O equívoco se revela, sobretudo, no descompasso entre intenção e resultado. Em tese, a medida traria equilíbrio competitivo ao e-commerce nacional. Na prática, promoveu um efeito reverso: queda no volume de envios, redução na receita pública, encarecimento ao consumidor final e, agora se sabe, prejuízos bilionários à própria estrutura estatal.

Na seara tributária, há princípios inegociáveis, entre os quais destaca-se a neutralidade econômica, princípio esse ignorado pela “taxa das blusinhas”.

O princípio da neutralidade na tributação propõe que o sistema tributário deve interferir o mínimo possível nas decisões econômicas dos agentes, ou seja, os tributos não devem distorcer as escolhas de consumo, poupança, investimento ou produção.

Ele tem por objetivo criar um ambiente na qual as decisões negociais sejam tomadas com base em considerações puramente econômicas e não em incentivos fiscais.

Consequências das taxas

A taxa das blusinhas, por sua vez, afeta desproporcionalmente o consumidor de baixa renda que recorre ao comércio eletrônico como alternativa mais acessível, ao mesmo tempo em que falha em estimular de forma concreta a indústria nacional. A elevação da carga tributária sem correção das assimetrias produtivas não gera desenvolvimento; apenas transfere a conta.

Ademais, o governo federal está agora pressionado a revisar o decreto-lei da tributação simplificada, reconhecendo que a medida provocou mais danos do que benefícios. Fica evidente que não se trata de uma questão ideológica, mas de cálculo.

Quando o resultado prático de uma política é a redução da competitividade, o prejuízo estatal e o descontentamento social, não há retórica que a sustente.

O caso oferece uma importante lição: o protecionismo mal calibrado tende a fracassar.
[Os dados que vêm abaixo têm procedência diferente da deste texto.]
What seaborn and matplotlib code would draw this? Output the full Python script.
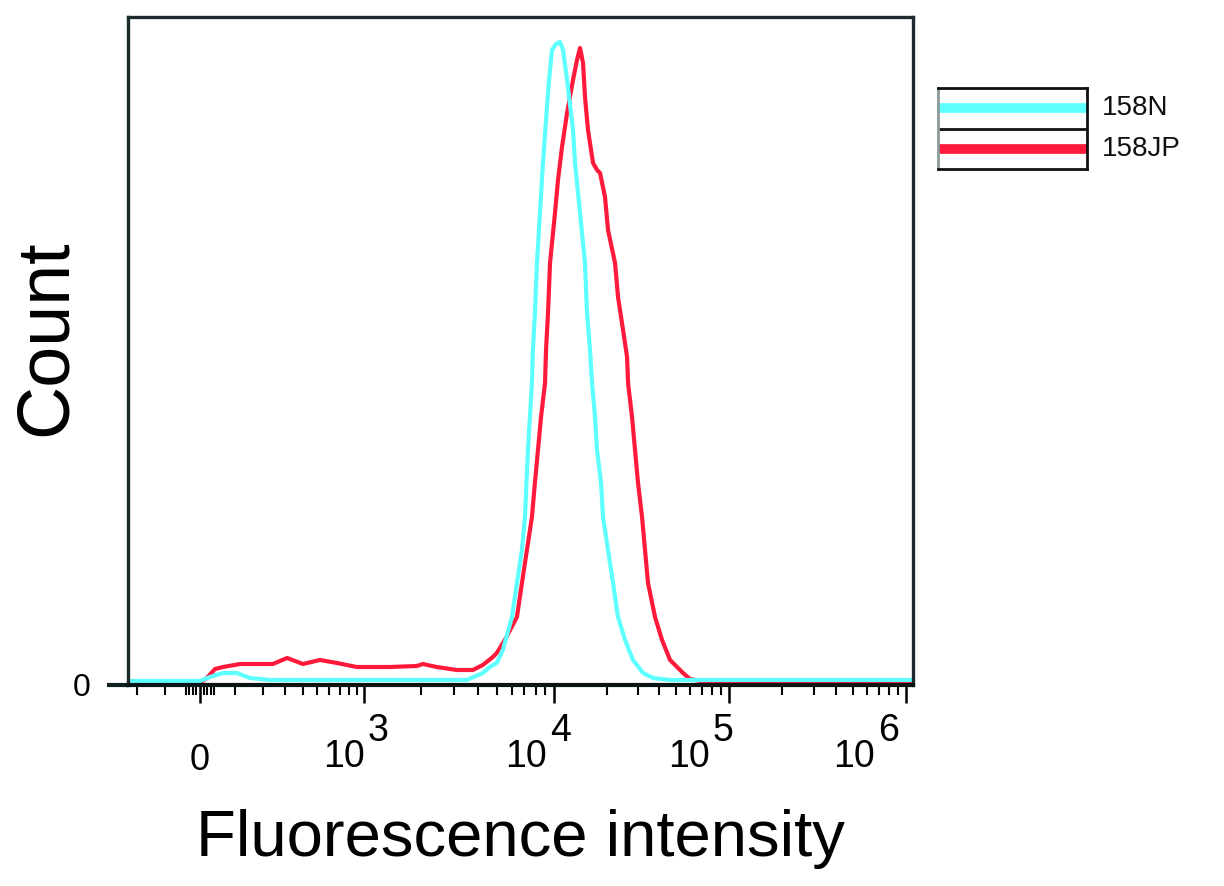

É preciso entender que a modernidade econômica não se constrói com barreiras, mas com eficiência, produtividade e competitividade real. O consumidor globalizado exige liberdade de escolha, e o Estado, em sua função reguladora, deve fomentar essa liberdade, e não a restringir.
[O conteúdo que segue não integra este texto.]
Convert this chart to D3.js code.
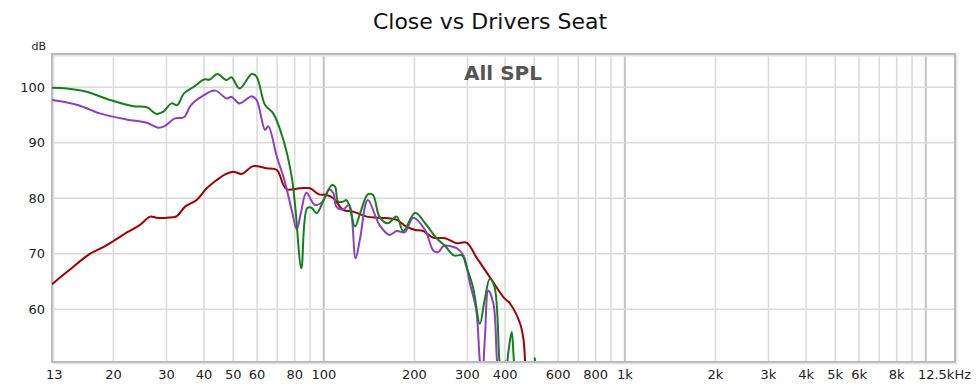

Nesse cenário, resta a pergunta inevitável: por que insistimos em erros já desmascarados pela história? Como na clássica cena de Curtindo a Vida Adoidado, em que um professor narra os impactos das tarifas alfandegárias Smoot-Hawley na Grande Depressão de 1930 diante de alunos indiferentes e entediados, o Brasil parece repetir o roteiro (mas sem a leveza da Sessão da Tarde).

Este texto expressa a opinião do autor e não traduz, necessariamente, a opinião do Instituto Brasileiro de Executivos de Finanças do Espírito Santo.